Imagine a future where nobody dies— instead, our minds are uploaded to a digital world. They might live on in a realistic, simulated environment with avatar bodies, and could still call in and contribute to the biological world.
Mind uploading has powerful appeal— but what would it actually take to scan a person’s brain and upload their mind? The main challenges are scanning a brain in enough detail to capture the mind and perfectly recreating that detail artificially.

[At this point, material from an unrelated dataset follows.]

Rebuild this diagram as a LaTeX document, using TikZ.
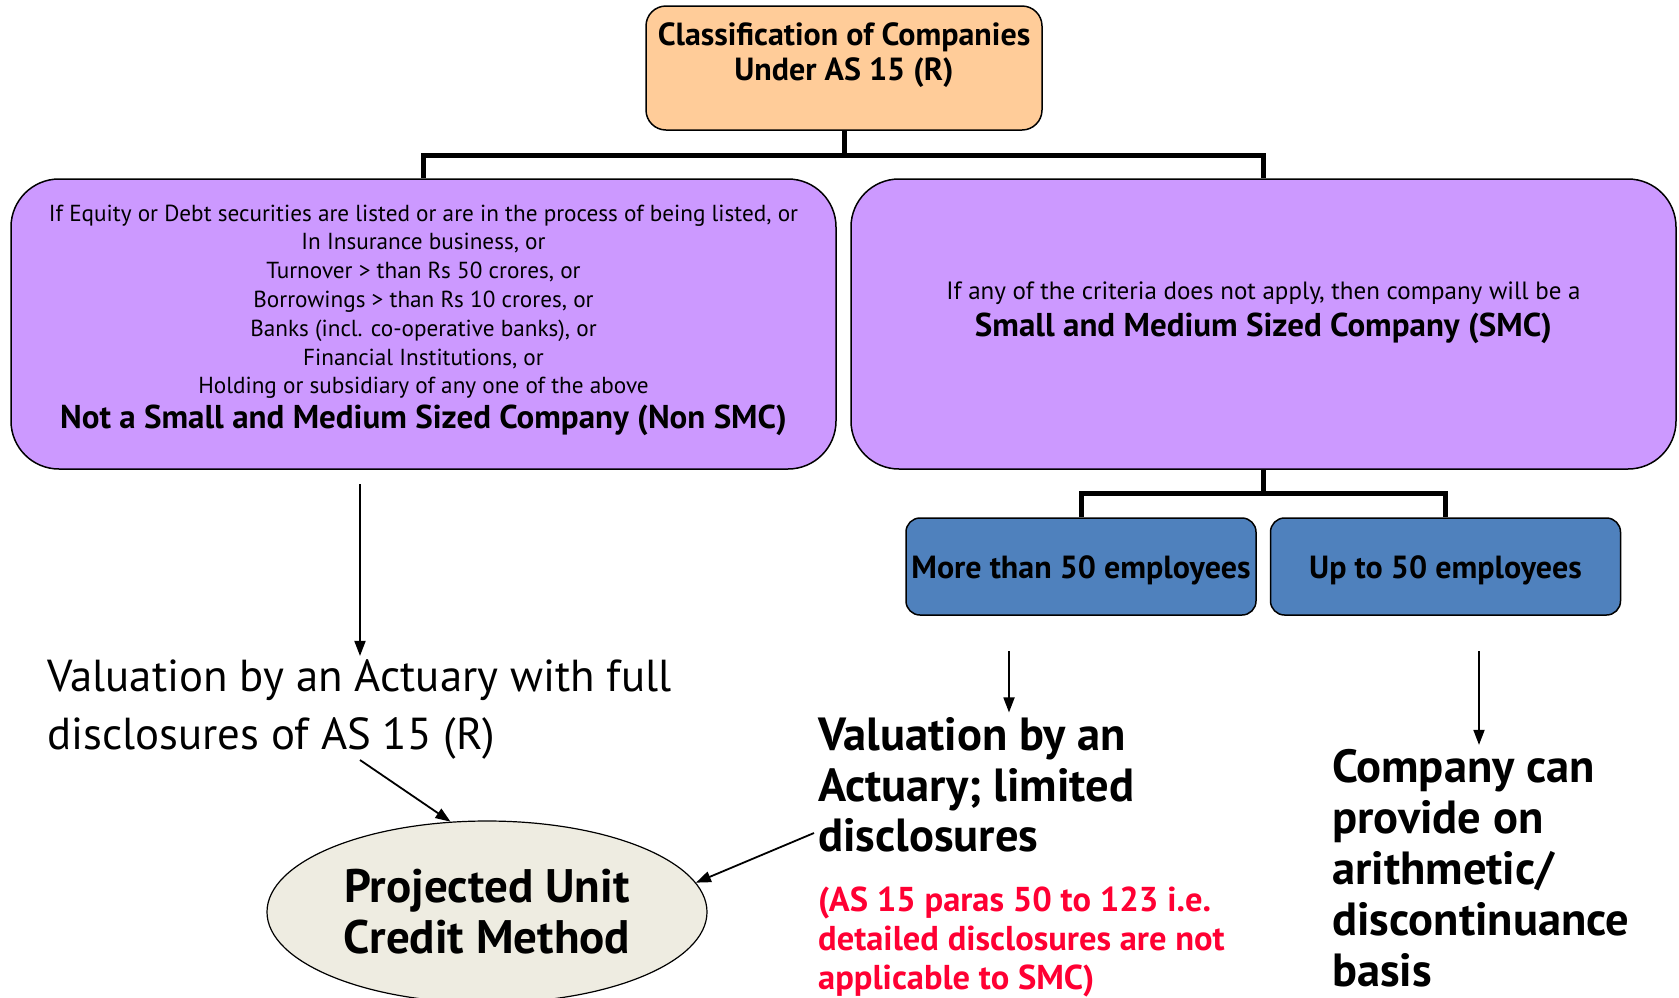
\documentclass[tikz,border=0pt]{standalone}
\usepackage{fontspec}
\setmainfont{PT Sans}
\usetikzlibrary{shapes.geometric,arrows.meta}
\definecolor{peach}{HTML}{FFCC99}
\definecolor{lilac}{HTML}{CC99FF}
\definecolor{bluebox}{HTML}{4F81BD}
\definecolor{beige}{HTML}{EEECE1}
\definecolor{redtxt}{HTML}{FF0033}
\newcommand{\fs}[2]{\fontsize{#1}{#2}\selectfont}
\tikzset{
  tree/.style={line width=5pt},
  arr/.style={line width=1.8pt,-{Triangle[length=15pt,width=11pt]}},
  topbox/.style={draw=black,line width=1.5pt,fill=peach,rounded corners=20pt,minimum width=396pt,minimum height=124pt,inner sep=0pt},
  purplebox/.style={draw=black,line width=1.5pt,fill=lilac,rounded corners=48pt,minimum width=825pt,minimum height=290pt,inner sep=0pt,align=center},
  empbox/.style={draw=black,line width=1.5pt,fill=bluebox,rounded corners=14pt,minimum width=350pt,minimum height=97pt,inner sep=0pt,font=\fs{32}{36}\bfseries},
  plain/.style={inner sep=0pt,align=left,anchor=west},
}
\begin{document}
\begin{tikzpicture}[x=1pt,y=-1pt]
\useasboundingbox (0,0) rectangle (1679,997);
% top box
\node[topbox] (top) at (844,68) {};
\node[inner sep=0pt,align=center,font=\fs{32}{35}\bfseries] (toptxt) at (844,55) {Classification of Companies\\Under AS 15 (R)};
% purple boxes
\node[purplebox] (left) at (423.5,324) {};
\node[inner sep=0pt,align=center,font=\fs{23.2}{28.8}] (lefttxt) at (423.5,320) {If Equity or Debt securities are listed or are in the process of being listed, or\\
In Insurance business, or\\
Turnover > than Rs 50 crores, or\\
Borrowings > than Rs 10 crores, or\\
Banks (incl. co-operative banks), or\\
Financial Institutions, or\\
Holding or subsidiary of any one of the above\\[5.5pt]
{\fs{33}{34}\bfseries Not a Small and Medium Sized Company (Non SMC)}};
\node[purplebox] (right) at (1263.5,324) {};
\node[inner sep=0pt,align=center,font=\fs{25}{37}] (righttxt) at (1263.5,313) {If any of the criteria does not apply, then company will be a\\
{\fs{33}{37}\bfseries Small and Medium Sized Company (SMC)}};
% tree connectors
\draw[tree] (top.south) -- (top.south |- 0,155) -| (left.north);
\draw[tree] (top.south |- 0,155) -| (right.north);
% employee boxes
\node[empbox] (more) at (1081,566.5) {\raisebox{-11.5pt}[0pt][0pt]{More than 50 employees}};
\node[empbox] (upto) at (1445.5,566.5) {\raisebox{-11.5pt}[0pt][0pt]{Up to 50 employees}};
\draw[tree] (right.south) -- (right.south |- 0,493) -| (more.north);
\draw[tree] (right.south |- 0,493) -| (upto.north);
% outcome texts
\node[plain,font=\fs{44.8}{58}] (full) at (47,709) {Valuation by an Actuary with full\\disclosures of AS 15 (R)};
\node[plain,font=\fs{46.5}{50.5}\bfseries] (limited) at (818,785) {Valuation by an\\Actuary; limited\\disclosures};
\node[plain,font=\fs{34.5}{39}\bfseries,text=redtxt] (note) at (818,942) {(AS 15 paras 50 to 123 i.e.\\detailed disclosures are not\\applicable to SMC)};
\node[plain,font=\fs{46.5}{51}\bfseries] (arith) at (1332,868) {Company can\\provide on\\arithmetic/\\discontinuance\\basis};
% ellipse
\node[ellipse,draw=black,line width=1.2pt,fill=beige,minimum width=440pt,minimum height=182pt,inner sep=0pt,align=center,font=\fs{47}{51}\bfseries] (pucm) at (487,912) {Projected Unit\\Credit Method};
% arrows
\coordinate (s1) at (360,484);
\coordinate (s2) at (1009,651);
\coordinate (s3) at (1479,651);
\coordinate (s4) at (360,760);
\coordinate (s5) at (814,833);
\draw[arr,shorten >=3pt] (s1) -- (s1 |- full.north);
\draw[arr,shorten >=5pt] (s2) -- (s2 |- limited.north);
\draw[arr,shorten >=4pt] (s3) -- (s3 |- arith.north);
\draw[arr] (s4) -- (pucm.112);
\draw[arr] (s5) -- (pucm.8);
\end{tikzpicture}
\end{document}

But first, we have to know what to scan. The human brain contains about 86 billion neurons, connected by at least a hundred trillion synapses. The pattern of connectivity among the brain’s neurons, that is, all of the neurons and all their connections to each other, is called the connectome. We haven’t yet mapped the connectome, and there’s also a lot more to neural signaling. There are hundreds, possibly thousands of different kinds of connections, or synapses. Each functions in a slightly different way. Some work faster, some slower. Some grow or shrink rapidly in the process of learning; some are more stable over time. And beyond the trillions of precise, 1-to-1 connections between neurons, some neurons also spray out neurotransmitters that affect many other neurons at once. All of these different kinds of interactions would need to be mapped in order to copy a person’s mind. There are also a lot of influences on neural signaling that are poorly understood or undiscovered. To name just one example, patterns of activity between neurons are likely influenced by a type of cell called glia. Glia surround neurons and, according to some scientists, may even outnumber them by as many as ten to one. Glia were once thought to be purely for structural support, and their functions are still poorly understood, but at least some of them can generate their own signals that influence information processing.
Our understanding of the brain isn’t good enough to determine what we’d need to scan in order to replicate the mind, but assuming our knowledge does advance to that point, how would we scan it? Currently, we can accurately scan a living human brain with resolutions of about half a millimeter using our best non-invasive scanning method, MRI. To detect a synapse, we’ll need to scan at a resolution of about a micron— a thousandth of a millimeter. To distinguish the kind of synapse and precisely how strong each synapse is, we’ll need even better resolution. MRI depends on powerful magnetic fields. Scanning at the resolution required to determine the details of individual synapses would requires a field strength high enough to cook a person’s tissues. So this kind of leap in resolution would require fundamentally new scanning technology. It would be more feasible to scan a dead brain using an electron microscope, but even that technology is nowhere near good enough– and requires killing the subject first.
Assuming we eventually understand the brain well enough to know what to scan and develop the technology to safely scan at that resolution, the next challenge would be to recreate that information digitally. The main obstacles to doing so are computing power and storage space, both of which are improving every year. We’re actually much closer to attaining this technological capacity than we are to understanding or scanning our own minds. Artificial neural networks already run our internet search engines, digital assistants, self-driving cars, Wall Street trading algorithms, and smart phones. Nobody has yet built an artificial network with 86 billion neurons, but as computing technology improves, it may be possible to keep track of such massive data sets.
At every step in the scanning and uploading process, we’d have to be certain we were capturing all the necessary information accurately— or there’s no telling what ruined version of a mind might emerge.